A legislator from Cottage Grove introduces bills to respond to groundwater contamination in the east metro area. Certain chemicals once made by 3M would be defined as “hazardous substances” and their health risks would receive new scrutiny under bills introduced at the Legislature this week.
The proposals came after a chemical called PFBA was detected last month in drinking-water wells of six east metro communities. Other 3M chemicals had been found earlier in public and private wells serving Oakdale and Lake Elmo.
Three bills relating to the chemicals were filed by Sen. Katie Sieben, DFL-Cottage Grove, who has criticized the state’s response to the pollution. Cottage Grove is one of the cities affected by the PFBA pollution. The others are Woodbury, St. Paul Park, Hastings, South St. Paul and Newport.
State health officials said that the levels of PFBA in the water do not represent an immediate threat to public health, but that little is known about long-term exposure to the chemical.
One of Sieben’s bills would define PFBA and similar compounds called perfluorochemicals (PFCs) as hazardous substances under the Minnesota Environmental Response and Liability Act, commonly known as the state Superfund law.
The effect would be to ensure that any costs of removing or cleaning up PFCs in the environment would be borne by the polluters, rather than taxpayers, Sieben said. “It’s wise for the state to be looking out for the best interests of the cities,” she said.
Several of the chemicals were formerly manufactured by Maplewood-based 3M for use in products such as stain-resistant fabrics, firefighting foams, film and nonstick cookware.
3M officials did not return several calls asking for comment on the proposed legislation.
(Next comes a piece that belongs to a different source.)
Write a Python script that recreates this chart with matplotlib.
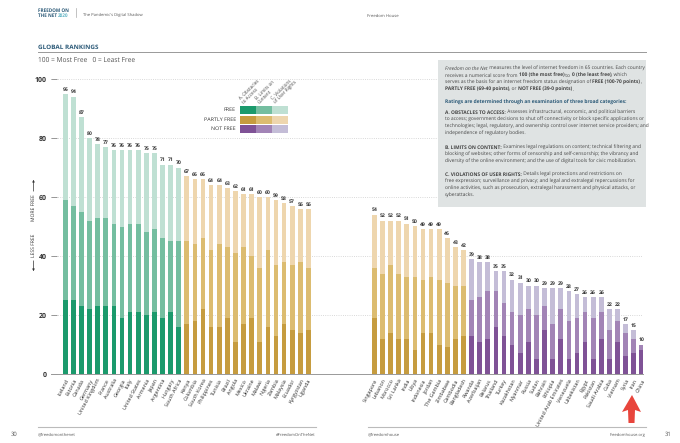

Ralph Heussner, spokesman for the Minnesota Pollution Control Agency, said the agency believes that it already has the authority to declare that PFCs are hazardous substances. “We have not yet decided that is a step that needs to be taken,” Heussner said.
Another proposal at the Capitol would set interim health risk limits for PFBA and at least temporarily tighten the existing limits for two other perfluorochemicals, PFOA and PFOS. The limits are based upon what the Minnesota Department of Health considers safe to drink daily over a lifetime. The limits are also used to determine whether contaminant levels are high enough to warrant advisories that citizens drink bottled water.
The Health Department established health-based values for PFOA and PFOS in 2002, but not for PFBA.
The bill would require the department to reassess the health risks and develop limits for all three chemicals by Aug. 1. Until then, the bill would require that interim limits for each chemical be set at 0.5 parts per billion, slightly below the Health Department’s current guidelines for those substances.
John Linc Stine, director of the environmental health division at the Health Department, said that officials are aware of the bill and have not taken a position on it. “If the bill is heard, we’ll have comments about the Legislature’s role in establishing health based limits,” Stine said.
Another proposal includes PFCs in a larger bill that would establish an environmental health tracking system in the state. One provision would authorize a small-scale study of the concentrations of different chemicals, including PFCs, in the blood of volunteers.
Sieben said that companion bills will be introduced by House authors in a few days, and she expects hearings on the proposals within a few weeks.